To do: Starting from the top of the material, restate each line exactly until the line that contains "group_names = ['Methodology', 'Clinical", which is also copied. Pictures are excluded.

(Dataset records)
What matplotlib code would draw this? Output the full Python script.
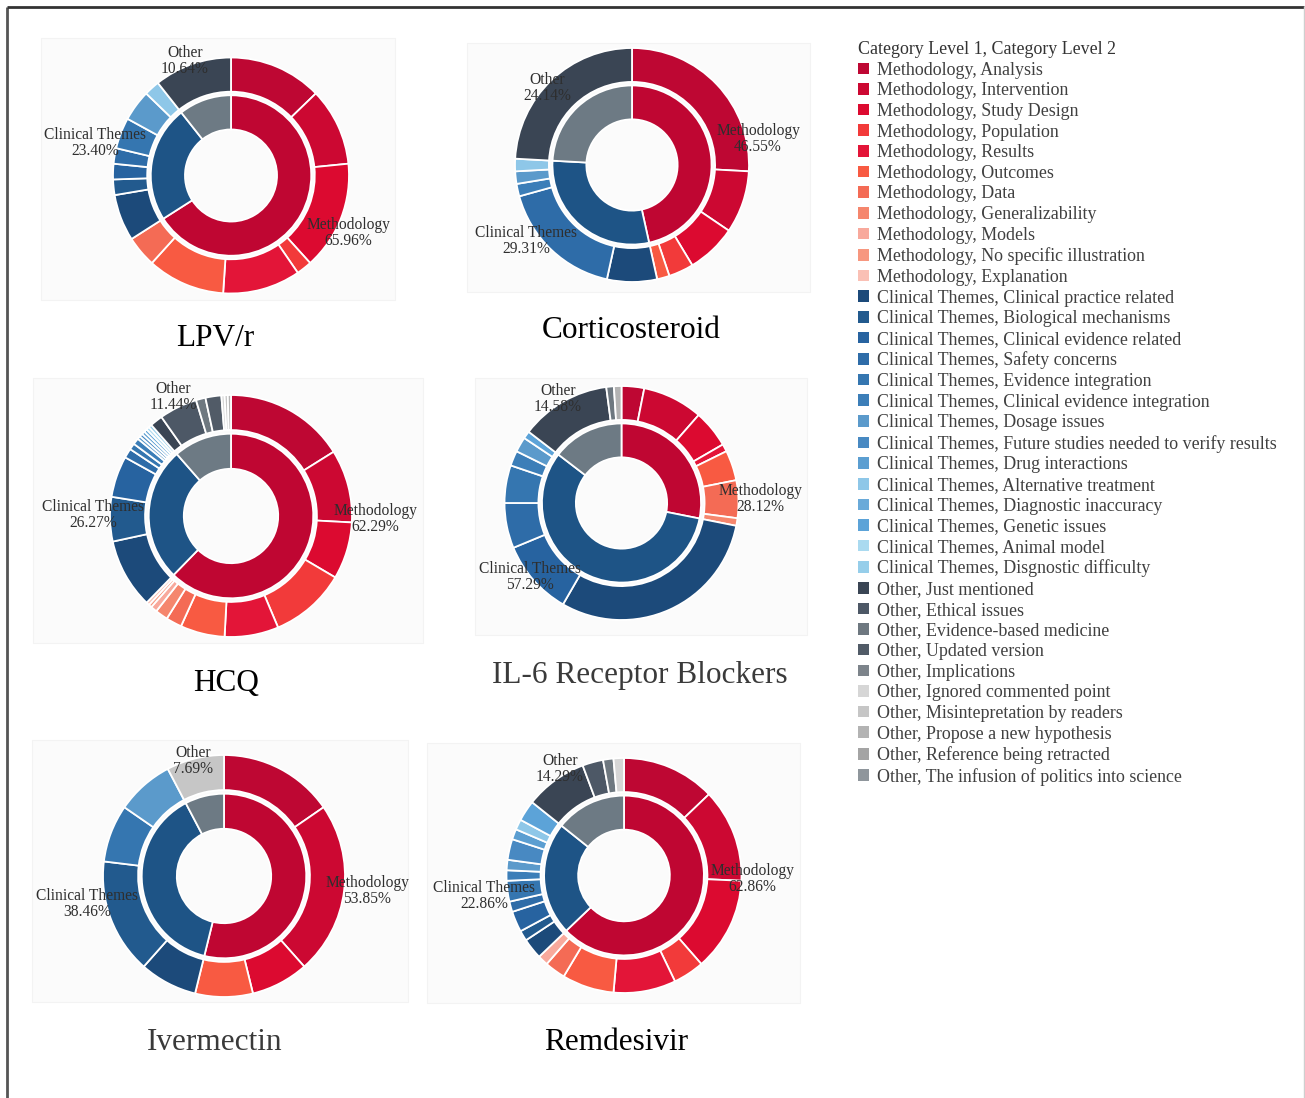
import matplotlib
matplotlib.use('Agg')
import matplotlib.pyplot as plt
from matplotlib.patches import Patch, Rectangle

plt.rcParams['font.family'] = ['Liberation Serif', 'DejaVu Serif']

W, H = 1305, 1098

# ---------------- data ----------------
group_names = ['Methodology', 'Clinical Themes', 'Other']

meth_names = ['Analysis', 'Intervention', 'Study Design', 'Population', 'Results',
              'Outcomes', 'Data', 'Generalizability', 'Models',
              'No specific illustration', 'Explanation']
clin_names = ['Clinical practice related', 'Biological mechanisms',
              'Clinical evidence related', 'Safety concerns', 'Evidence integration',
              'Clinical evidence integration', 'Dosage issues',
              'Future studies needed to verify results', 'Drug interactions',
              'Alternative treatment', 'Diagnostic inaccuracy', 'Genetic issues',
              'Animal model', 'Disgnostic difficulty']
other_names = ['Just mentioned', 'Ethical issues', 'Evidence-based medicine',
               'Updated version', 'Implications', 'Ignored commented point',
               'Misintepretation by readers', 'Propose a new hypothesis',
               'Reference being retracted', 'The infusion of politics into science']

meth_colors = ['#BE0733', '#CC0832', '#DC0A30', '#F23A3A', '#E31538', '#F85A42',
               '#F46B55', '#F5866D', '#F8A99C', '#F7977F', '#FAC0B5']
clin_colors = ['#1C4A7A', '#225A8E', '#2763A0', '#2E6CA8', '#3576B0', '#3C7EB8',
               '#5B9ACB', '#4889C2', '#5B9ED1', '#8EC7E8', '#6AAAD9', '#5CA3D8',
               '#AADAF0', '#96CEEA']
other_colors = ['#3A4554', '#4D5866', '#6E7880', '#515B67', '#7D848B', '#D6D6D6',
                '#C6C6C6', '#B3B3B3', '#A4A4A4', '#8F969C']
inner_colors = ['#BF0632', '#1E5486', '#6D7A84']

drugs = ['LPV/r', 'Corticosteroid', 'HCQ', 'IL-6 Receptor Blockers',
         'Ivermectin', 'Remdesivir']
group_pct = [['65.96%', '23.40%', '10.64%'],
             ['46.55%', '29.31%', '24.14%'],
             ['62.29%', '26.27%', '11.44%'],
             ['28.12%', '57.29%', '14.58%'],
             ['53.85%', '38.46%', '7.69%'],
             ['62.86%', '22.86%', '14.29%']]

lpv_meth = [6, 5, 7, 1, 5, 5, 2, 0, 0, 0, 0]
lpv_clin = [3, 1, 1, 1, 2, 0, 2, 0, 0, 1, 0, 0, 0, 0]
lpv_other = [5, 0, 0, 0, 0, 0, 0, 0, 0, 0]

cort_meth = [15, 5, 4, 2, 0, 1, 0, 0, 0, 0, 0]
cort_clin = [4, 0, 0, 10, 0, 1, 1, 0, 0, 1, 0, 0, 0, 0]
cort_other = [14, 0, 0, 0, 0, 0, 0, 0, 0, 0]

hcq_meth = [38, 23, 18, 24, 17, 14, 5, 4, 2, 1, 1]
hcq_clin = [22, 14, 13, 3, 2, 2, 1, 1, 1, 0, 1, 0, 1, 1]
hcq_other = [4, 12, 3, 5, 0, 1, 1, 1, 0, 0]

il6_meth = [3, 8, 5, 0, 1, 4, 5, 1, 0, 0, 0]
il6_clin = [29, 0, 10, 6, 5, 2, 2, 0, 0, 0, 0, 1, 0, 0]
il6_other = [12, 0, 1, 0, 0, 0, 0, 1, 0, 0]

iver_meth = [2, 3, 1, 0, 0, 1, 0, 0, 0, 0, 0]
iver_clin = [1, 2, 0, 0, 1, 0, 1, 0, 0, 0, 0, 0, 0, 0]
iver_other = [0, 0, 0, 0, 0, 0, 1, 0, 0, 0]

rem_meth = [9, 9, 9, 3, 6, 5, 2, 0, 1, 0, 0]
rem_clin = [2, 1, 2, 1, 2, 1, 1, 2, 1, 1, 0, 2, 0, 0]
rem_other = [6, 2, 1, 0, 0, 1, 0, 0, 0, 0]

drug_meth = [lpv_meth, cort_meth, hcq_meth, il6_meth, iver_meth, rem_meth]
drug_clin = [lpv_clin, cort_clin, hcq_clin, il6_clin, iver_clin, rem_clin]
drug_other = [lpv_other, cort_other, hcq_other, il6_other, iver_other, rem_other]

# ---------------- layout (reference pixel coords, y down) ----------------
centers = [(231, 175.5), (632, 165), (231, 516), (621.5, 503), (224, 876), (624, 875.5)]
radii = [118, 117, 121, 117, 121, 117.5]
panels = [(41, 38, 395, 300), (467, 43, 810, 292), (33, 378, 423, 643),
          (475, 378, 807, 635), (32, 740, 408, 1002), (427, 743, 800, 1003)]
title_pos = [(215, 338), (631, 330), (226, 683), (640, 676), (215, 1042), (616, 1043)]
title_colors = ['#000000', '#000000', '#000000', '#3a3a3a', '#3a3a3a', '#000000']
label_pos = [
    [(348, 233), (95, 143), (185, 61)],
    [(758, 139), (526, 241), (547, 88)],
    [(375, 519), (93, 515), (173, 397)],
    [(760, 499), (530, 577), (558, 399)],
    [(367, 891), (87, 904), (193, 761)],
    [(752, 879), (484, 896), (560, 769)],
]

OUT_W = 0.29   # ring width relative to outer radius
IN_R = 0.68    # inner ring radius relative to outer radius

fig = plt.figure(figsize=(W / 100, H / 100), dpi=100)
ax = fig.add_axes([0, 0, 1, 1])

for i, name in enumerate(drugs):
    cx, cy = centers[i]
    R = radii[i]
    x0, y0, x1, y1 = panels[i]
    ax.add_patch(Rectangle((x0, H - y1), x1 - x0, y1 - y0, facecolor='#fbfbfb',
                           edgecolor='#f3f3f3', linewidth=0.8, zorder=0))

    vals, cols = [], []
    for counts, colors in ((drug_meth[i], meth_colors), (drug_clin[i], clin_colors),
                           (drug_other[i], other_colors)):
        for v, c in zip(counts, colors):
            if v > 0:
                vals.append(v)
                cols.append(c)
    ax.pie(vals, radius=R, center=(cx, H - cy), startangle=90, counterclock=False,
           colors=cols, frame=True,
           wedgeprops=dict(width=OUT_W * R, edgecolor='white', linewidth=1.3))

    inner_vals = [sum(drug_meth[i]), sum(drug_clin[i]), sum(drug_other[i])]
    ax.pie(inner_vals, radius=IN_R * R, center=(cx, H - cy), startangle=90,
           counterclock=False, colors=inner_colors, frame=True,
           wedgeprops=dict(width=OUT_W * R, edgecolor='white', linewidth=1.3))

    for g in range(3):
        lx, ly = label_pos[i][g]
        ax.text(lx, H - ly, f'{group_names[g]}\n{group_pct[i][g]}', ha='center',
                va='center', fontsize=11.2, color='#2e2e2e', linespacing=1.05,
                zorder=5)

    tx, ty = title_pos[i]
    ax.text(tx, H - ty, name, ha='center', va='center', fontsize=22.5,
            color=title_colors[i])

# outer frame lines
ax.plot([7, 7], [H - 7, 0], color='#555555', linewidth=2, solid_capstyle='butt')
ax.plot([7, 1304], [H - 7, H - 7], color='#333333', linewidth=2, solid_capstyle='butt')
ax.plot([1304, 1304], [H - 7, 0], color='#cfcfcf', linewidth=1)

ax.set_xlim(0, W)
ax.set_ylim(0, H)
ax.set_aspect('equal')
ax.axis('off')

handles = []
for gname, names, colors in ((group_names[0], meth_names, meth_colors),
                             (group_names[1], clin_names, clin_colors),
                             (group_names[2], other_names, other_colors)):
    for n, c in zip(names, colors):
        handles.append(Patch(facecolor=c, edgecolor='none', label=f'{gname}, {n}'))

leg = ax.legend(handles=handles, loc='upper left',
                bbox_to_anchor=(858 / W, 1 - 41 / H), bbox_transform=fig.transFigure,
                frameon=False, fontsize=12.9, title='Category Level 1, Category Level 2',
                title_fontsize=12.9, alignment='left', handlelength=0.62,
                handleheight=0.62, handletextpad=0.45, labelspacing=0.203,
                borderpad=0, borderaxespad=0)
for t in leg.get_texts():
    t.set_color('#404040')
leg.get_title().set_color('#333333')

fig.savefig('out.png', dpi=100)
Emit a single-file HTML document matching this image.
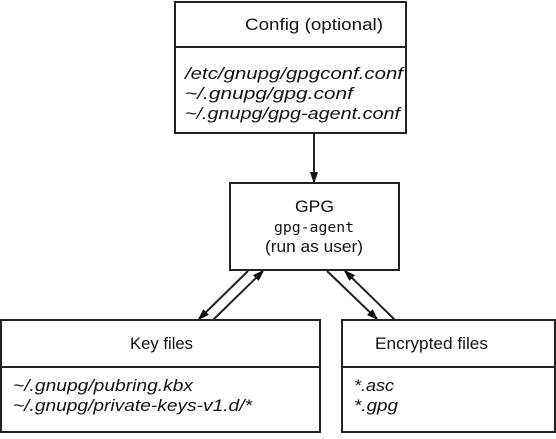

Written reply:
What matplotlib code would draw this? Output the full Python script.
import matplotlib
matplotlib.use('Agg')
import matplotlib.pyplot as plt
from matplotlib.patches import Patch, Rectangle

plt.rcParams['font.family'] = ['Liberation Serif', 'DejaVu Serif']

W, H = 1305, 1098

# ---------------- data ----------------
group_names = ['Methodology', 'Clinical Themes', 'Other']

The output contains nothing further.